The filmmaker was in the band, played bass for a while, and had access to pretty much any and all of the folks involved excepting Joan Jett. The other “known quantity,” Lita Ford, splatters words hither and yon. Cross-cutting interview segments with archival footage, detailing the episodes, characters, and situations drives the point home again and again: They were in an exciting situation and, as the old Chinese saying goes, “you may you be damned to live in exciting times.” Drugs, sex, and rock ‘n’ roll; all three used to manipulate the teens more than to enliven them. It was never on their terms until the end when they collected themselves and played the prime female card: The ability to say NO. The sparse footage of a couple parents avoiding the fact that they let this happen drives home a salient point about “freedom.” Whatever. Thanks mom, the abortion was a “success.”
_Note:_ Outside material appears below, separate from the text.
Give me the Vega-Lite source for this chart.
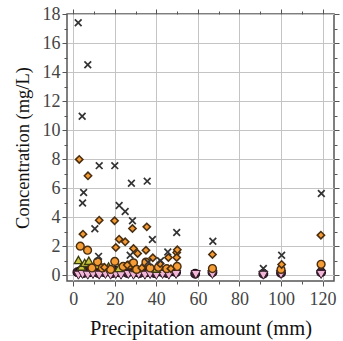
{
  "$schema": "https://vega.github.io/schema/vega-lite/v6.json",
  "autosize": "none",
  "width": 267,
  "height": 267,
  "padding": {"left": 67, "top": 14, "right": 9, "bottom": 60},
  "background": "white",
  "config": {
    "view": {"stroke": "#555555", "strokeWidth": 1.5},
    "axis": {
      "labelFont": "Liberation Serif",
      "labelFontSize": 18,
      "labelColor": "#444444",
      "titleFont": "Liberation Serif",
      "titleFontSize": 19,
      "titleFontWeight": "normal",
      "titleColor": "#111111",
      "domain": false,
      "tickColor": "#555555",
      "gridColor": "#c4c4c4",
      "gridWidth": 1
    }
  },
  "data": {
    "values": [
      {"p": 2, "c": 0.2, "s": "E"}, {"p": 3.5, "c": 0.3, "s": "E"}, {"p": 5, "c": 0.15, "s": "E"}, {"p": 6.5, "c": 0.3, "s": "E"}, {"p": 8, "c": 0.2, "s": "E"}, {"p": 10, "c": 0.25, "s": "E"}, {"p": 12, "c": 0.15, "s": "E"}, {"p": 13.5, "c": 0.3, "s": "E"}, {"p": 15, "c": 0.2, "s": "E"}, {"p": 17, "c": 0.25, "s": "E"}, {"p": 19, "c": 0.15, "s": "E"}, {"p": 20.5, "c": 0.3, "s": "E"}, {"p": 22, "c": 0.2, "s": "E"}, {"p": 24, "c": 0.25, "s": "E"}, {"p": 26, "c": 0.15, "s": "E"}, {"p": 28, "c": 0.3, "s": "E"}, {"p": 30, "c": 0.2, "s": "E"}, {"p": 32, "c": 0.15, "s": "E"}, {"p": 34, "c": 0.3, "s": "E"}, {"p": 35.5, "c": 0.2, "s": "E"}, {"p": 37, "c": 0.25, "s": "E"}, {"p": 39, "c": 0.15, "s": "E"}, {"p": 41, "c": 0.25, "s": "E"}, {"p": 43, "c": 0.2, "s": "E"}, {"p": 45, "c": 0.15, "s": "E"}, {"p": 47, "c": 0.25, "s": "E"}, {"p": 49.5, "c": 0.2, "s": "E"}, {"p": 58.7, "c": 0.1, "s": "E"}, {"p": 67, "c": 0.2, "s": "E"}, {"p": 91.5, "c": 0.1, "s": "E"}, {"p": 100, "c": 0.15, "s": "E"}, {"p": 119.3, "c": 0.2, "s": "E"},
      {"p": 2.5, "c": 0.0, "s": "F"}, {"p": 4.5, "c": 0.05, "s": "F"}, {"p": 7, "c": 0.0, "s": "F"}, {"p": 9.5, "c": 0.05, "s": "F"}, {"p": 12.5, "c": 0.0, "s": "F"}, {"p": 15.5, "c": 0.05, "s": "F"}, {"p": 18, "c": 0.0, "s": "F"}, {"p": 20.5, "c": 0.05, "s": "F"}, {"p": 23, "c": 0.0, "s": "F"}, {"p": 26.5, "c": 0.05, "s": "F"}, {"p": 29, "c": 0.0, "s": "F"}, {"p": 31.5, "c": 0.05, "s": "F"}, {"p": 34.5, "c": 0.0, "s": "F"}, {"p": 37, "c": 0.05, "s": "F"}, {"p": 40, "c": 0.0, "s": "F"}, {"p": 43, "c": 0.05, "s": "F"}, {"p": 46, "c": 0.0, "s": "F"}, {"p": 49.5, "c": 0.05, "s": "F"}, {"p": 59, "c": 0.05, "s": "F"}, {"p": 67, "c": 0.05, "s": "F"}, {"p": 91.5, "c": 0.0, "s": "F"}, {"p": 100, "c": 0.05, "s": "F"}, {"p": 119.3, "c": 0.05, "s": "F"},
      {"p": 2.5, "c": 1.05, "s": "D"}, {"p": 4, "c": 0.6, "s": "D"}, {"p": 5.5, "c": 0.85, "s": "D"}, {"p": 7.5, "c": 1.0, "s": "D"}, {"p": 12, "c": 0.7, "s": "D"}, {"p": 17, "c": 0.6, "s": "D"}, {"p": 22, "c": 0.5, "s": "D"}, {"p": 30, "c": 0.5, "s": "D"}, {"p": 40, "c": 0.45, "s": "D"},
      {"p": 3.4, "c": 2.0, "s": "C"}, {"p": 6.9, "c": 1.72, "s": "C"}, {"p": 11.7, "c": 0.92, "s": "C"}, {"p": 9, "c": 0.5, "s": "C"}, {"p": 14, "c": 0.5, "s": "C"}, {"p": 18, "c": 0.4, "s": "C"}, {"p": 20, "c": 0.95, "s": "C"}, {"p": 24, "c": 0.6, "s": "C"}, {"p": 27, "c": 0.7, "s": "C"}, {"p": 29, "c": 0.85, "s": "C"}, {"p": 30.5, "c": 0.4, "s": "C"}, {"p": 35, "c": 0.9, "s": "C"}, {"p": 37, "c": 0.5, "s": "C"}, {"p": 41, "c": 0.55, "s": "C"}, {"p": 45, "c": 0.45, "s": "C"}, {"p": 50, "c": 0.6, "s": "C"}, {"p": 67, "c": 0.46, "s": "C"}, {"p": 100, "c": 0.4, "s": "C"}, {"p": 119.3, "c": 0.75, "s": "C"},
      {"p": 2.9, "c": 7.98, "s": "B"}, {"p": 7.1, "c": 6.85, "s": "B"}, {"p": 4.7, "c": 2.83, "s": "B"}, {"p": 12.5, "c": 3.79, "s": "B"}, {"p": 19.9, "c": 3.75, "s": "B"}, {"p": 22.1, "c": 2.48, "s": "B"}, {"p": 25, "c": 2.3, "s": "B"}, {"p": 20.5, "c": 1.91, "s": "B"}, {"p": 28.5, "c": 3.22, "s": "B"}, {"p": 29, "c": 1.84, "s": "B"}, {"p": 35.4, "c": 3.33, "s": "B"}, {"p": 35, "c": 1.72, "s": "B"}, {"p": 38.3, "c": 1.2, "s": "B"}, {"p": 31, "c": 1.5, "s": "B"}, {"p": 49.8, "c": 1.56, "s": "B"}, {"p": 49.8, "c": 1.22, "s": "B"}, {"p": 45.8, "c": 1.22, "s": "B"}, {"p": 41.8, "c": 0.8, "s": "B"}, {"p": 50.1, "c": 1.75, "s": "B"}, {"p": 15, "c": 0.55, "s": "B"}, {"p": 26, "c": 0.7, "s": "B"}, {"p": 33, "c": 0.5, "s": "B"}, {"p": 47, "c": 0.45, "s": "B"}, {"p": 67, "c": 1.43, "s": "B"}, {"p": 100.3, "c": 0.74, "s": "B"}, {"p": 119.2, "c": 2.76, "s": "B"},
      {"p": 2.4, "c": 17.4, "s": "A"}, {"p": 7, "c": 14.5, "s": "A"}, {"p": 4.3, "c": 10.95, "s": "A"}, {"p": 12.5, "c": 7.55, "s": "A"}, {"p": 20, "c": 7.55, "s": "A"}, {"p": 28, "c": 6.34, "s": "A"}, {"p": 35.6, "c": 6.48, "s": "A"}, {"p": 5, "c": 5.7, "s": "A"}, {"p": 4.5, "c": 4.97, "s": "A"}, {"p": 22.1, "c": 4.8, "s": "A"}, {"p": 25, "c": 4.39, "s": "A"}, {"p": 28.5, "c": 3.75, "s": "A"}, {"p": 10.4, "c": 3.2, "s": "A"}, {"p": 38.1, "c": 2.46, "s": "A"}, {"p": 27.4, "c": 1.38, "s": "A"}, {"p": 12.2, "c": 1.3, "s": "A"}, {"p": 49.8, "c": 2.94, "s": "A"}, {"p": 45.5, "c": 1.6, "s": "A"}, {"p": 36, "c": 0.9, "s": "A"}, {"p": 42, "c": 1.0, "s": "A"}, {"p": 67.2, "c": 2.34, "s": "A"}, {"p": 100.3, "c": 1.38, "s": "A"}, {"p": 119.4, "c": 5.63, "s": "A"}, {"p": 91.5, "c": 0.46, "s": "A"}
    ]
  },
  "layer": [
    {
      "mark": {"type": "point", "filled": true, "opacity": 1},
      "encoding": {
        "x": {
          "field": "p", "type": "quantitative",
          "scale": {"domain": [-3, 125.5], "nice": false, "zero": false},
          "axis": {
            "title": "Precipitation amount (mm)",
            "titleFontSize": 20.5,
            "values": [0, 10, 20, 30, 40, 50, 60, 70, 80, 90, 100, 110, 120],
            "labelExpr": "datum.value % 20 === 0 ? datum.label : ''",
            "tickSize": {"condition": {"test": "datum.value % 20 === 0", "value": 5}, "value": 3},
            "gridOpacity": {"condition": {"test": "datum.value % 20 === 0", "value": 1}, "value": 0},
            "labelPadding": 4,
            "titlePadding": 10
          }
        },
        "y": {
          "field": "c", "type": "quantitative",
          "scale": {"domain": [-0.4, 18], "nice": false, "zero": false},
          "axis": {
            "title": "Concentration (mg/L)",
            "titleFontSize": 18.5,
            "values": [0, 1, 2, 3, 4, 5, 6, 7, 8, 9, 10, 11, 12, 13, 14, 15, 16, 17, 18],
            "labelExpr": "datum.value % 2 === 0 ? datum.label : ''",
            "tickSize": {"condition": {"test": "datum.value % 2 === 0", "value": 5}, "value": 3},
            "gridOpacity": {"condition": {"test": "datum.value % 2 === 0", "value": 1}, "value": 0},
            "labelPadding": 2,
            "titlePadding": 10
          }
        },
        "shape": {
          "field": "s", "type": "nominal", "legend": null,
          "scale": {"domain": ["A", "B", "C", "D", "E", "F"], "range": ["M-1,-1L1,1M-1,1L1,-1", "diamond", "circle", "triangle-up", "circle", "triangle-down"]}
        },
        "fill": {
          "field": "s", "type": "nominal", "legend": null,
          "scale": {"domain": ["A", "B", "C", "D", "E", "F"], "range": ["#333333", "#f39a34", "#f49c36", "#c9c43c", "#3b1f2e", "#f2b6d8"]}
        },
        "stroke": {
          "field": "s", "type": "nominal", "legend": null,
          "scale": {"domain": ["A", "B", "C", "D", "E", "F"], "range": ["#333333", "#4a2e10", "#4a2e10", "#3a3a10", "#1e0f18", "#3b1f2e"]}
        },
        "size": {
          "field": "s", "type": "nominal", "legend": null,
          "scale": {"domain": ["A", "B", "C", "D", "E", "F"], "range": [45, 85, 90, 45, 60, 35]}
        },
        "strokeWidth": {
          "field": "s", "type": "nominal", "legend": null,
          "scale": {"domain": ["A", "B", "C", "D", "E", "F"], "range": [1.7, 1, 1, 0.8, 1, 0.6]}
        }
      }
    },
    {
      "mark": {"type": "point", "opacity": 0},
      "encoding": {
        "x": {
          "field": "p", "type": "quantitative",
          "axis": {
            "orient": "top", "title": null, "labels": false, "grid": false,
            "values": [0, 10, 20, 30, 40, 50, 60, 70, 80, 90, 100, 110, 120],
            "tickSize": {"condition": {"test": "datum.value % 20 === 0", "value": 5}, "value": 3}
          }
        },
        "y": {
          "field": "c", "type": "quantitative",
          "axis": {
            "orient": "right", "title": null, "labels": false, "grid": false,
            "values": [0, 1, 2, 3, 4, 5, 6, 7, 8, 9, 10, 11, 12, 13, 14, 15, 16, 17, 18],
            "tickSize": {"condition": {"test": "datum.value % 2 === 0", "value": 5}, "value": 3}
          }
        }
      }
    }
  ],
  "resolve": {"axis": {"x": "independent", "y": "independent"}}
}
Buncha special feature stuff: Some new tunes with Suzi Quatro (Leather Tuscadaro for you Happy Days fans), some cool trailers, and some “making of” stuff.

Much like the tremendous X movie, The Unheard Music, you don’t need to like the band to rub the damn thing on your brain until it sinks in. Besides the tune “Cherry Bomb,” The Runaways don’t do much for me, but after watching this, I realize that there was a band underneath all the hoopla that never really got a chance to develop.